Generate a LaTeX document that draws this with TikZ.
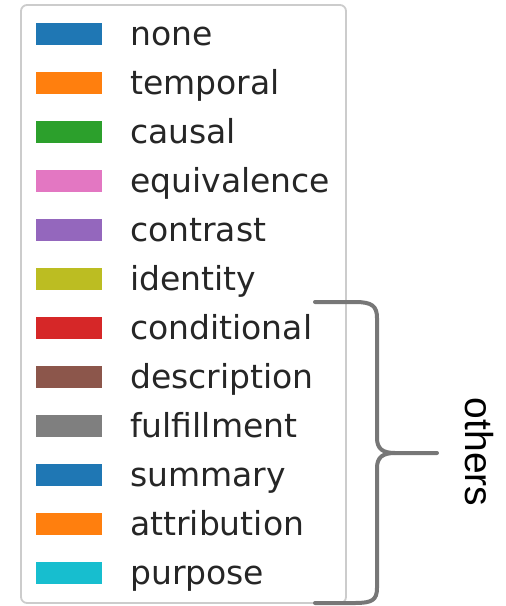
\documentclass[tikz,border=0pt]{standalone}
\usepackage{fontspec}
\setmainfont{DejaVu Sans}
\newfontfamily\otherfont{Liberation Sans}
\definecolor{cnone}{HTML}{1F77B4}
\definecolor{ctemporal}{HTML}{FF7F0E}
\definecolor{ccausal}{HTML}{2CA02C}
\definecolor{cequiv}{HTML}{E377C2}
\definecolor{ccontrast}{HTML}{9467BD}
\definecolor{cidentity}{HTML}{BCBD22}
\definecolor{ccond}{HTML}{D62728}
\definecolor{cdesc}{HTML}{8C564B}
\definecolor{cfulfil}{HTML}{7F7F7F}
\definecolor{cpurpose}{HTML}{17BECF}
\definecolor{bordergray}{HTML}{CCCCCC}
\definecolor{bracegray}{HTML}{777777}
\tikzset{
  swatch/.style={fill=#1, draw=none, minimum width=66pt, minimum height=22pt, inner sep=0pt, anchor=west},
  label/.style={anchor=mid west, inner sep=0pt, font=\fontsize{33}{40}\selectfont, text=black!85},
  legendbox/.style={draw=bordergray, line width=1.8pt, rounded corners=6pt, fill=white},
  bracestyle/.style={draw=bracegray, line width=4pt, line cap=round, line join=round}
}
\begin{document}
\begin{tikzpicture}[x=1pt,y=-1pt]
\useasboundingbox (0,0) rectangle (506,606);
\draw[legendbox] (21,5) rectangle (346,603);
\foreach \c/\t [count=\i from 0] in {cnone/none, ctemporal/temporal, ccausal/causal, cequiv/equivalence, ccontrast/contrast, cidentity/identity, ccond/conditional, cdesc/description, cfulfil/fulfillment, cnone/summary, ctemporal/attribution, cpurpose/purpose}{
  \node[swatch=\c] (sw\i) at (36,{33.5+49*\i}) {};
  \node[label] (lb\i) at (130,{43+49*\i}) {\t};
}
\coordinate (btop) at (315,302);
\coordinate (bbot) at (315,603);
\coordinate (btip) at (437,453);
\draw[bracestyle] (btop) -- (355,302) .. controls (372,302) and (377,306) .. (377,318)
  -- (377,438) .. controls (377,449) and (383,453) .. (395,453) -- (btip);
\draw[bracestyle] (395,453) .. controls (383,453) and (377,457) .. (377,468)
  -- (377,588) .. controls (377,600) and (372,603) .. (355,603) -- (bbot);
\node[font=\otherfont\fontsize{39}{44}\selectfont, rotate=-90, inner sep=0pt] (others) at (479,452) {others};
\end{tikzpicture}
\end{document}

SET EXERCISE: Print out the whole of the material word for word, without pictures.

FULL OUTPUT:
Generate a LaTeX document that draws this with TikZ.
\documentclass[tikz,border=0pt]{standalone}
\usepackage{fontspec}
\setmainfont{DejaVu Sans}
\newfontfamily\otherfont{Liberation Sans}
\definecolor{cnone}{HTML}{1F77B4}
\definecolor{ctemporal}{HTML}{FF7F0E}
\definecolor{ccausal}{HTML}{2CA02C}
\definecolor{cequiv}{HTML}{E377C2}
\definecolor{ccontrast}{HTML}{9467BD}
\definecolor{cidentity}{HTML}{BCBD22}
\definecolor{ccond}{HTML}{D62728}
\definecolor{cdesc}{HTML}{8C564B}
\definecolor{cfulfil}{HTML}{7F7F7F}
\definecolor{cpurpose}{HTML}{17BECF}
\definecolor{bordergray}{HTML}{CCCCCC}
\definecolor{bracegray}{HTML}{777777}
\tikzset{
  swatch/.style={fill=#1, draw=none, minimum width=66pt, minimum height=22pt, inner sep=0pt, anchor=west},
  label/.style={anchor=mid west, inner sep=0pt, font=\fontsize{33}{40}\selectfont, text=black!85},
  legendbox/.style={draw=bordergray, line width=1.8pt, rounded corners=6pt, fill=white},
  bracestyle/.style={draw=bracegray, line width=4pt, line cap=round, line join=round}
}
\begin{document}
\begin{tikzpicture}[x=1pt,y=-1pt]
\useasboundingbox (0,0) rectangle (506,606);
\draw[legendbox] (21,5) rectangle (346,603);
\foreach \c/\t [count=\i from 0] in {cnone/none, ctemporal/temporal, ccausal/causal, cequiv/equivalence, ccontrast/contrast, cidentity/identity, ccond/conditional, cdesc/description, cfulfil/fulfillment, cnone/summary, ctemporal/attribution, cpurpose/purpose}{
  \node[swatch=\c] (sw\i) at (36,{33.5+49*\i}) {};
  \node[label] (lb\i) at (130,{43+49*\i}) {\t};
}
\coordinate (btop) at (315,302);
\coordinate (bbot) at (315,603);
\coordinate (btip) at (437,453);
\draw[bracestyle] (btop) -- (355,302) .. controls (372,302) and (377,306) .. (377,318)
  -- (377,438) .. controls (377,449) and (383,453) .. (395,453) -- (btip);
\draw[bracestyle] (395,453) .. controls (383,453) and (377,457) .. (377,468)
  -- (377,588) .. controls (377,600) and (372,603) .. (355,603) -- (bbot);
\node[font=\otherfont\fontsize{39}{44}\selectfont, rotate=-90, inner sep=0pt] (others) at (479,452) {others};
\end{tikzpicture}
\end{document}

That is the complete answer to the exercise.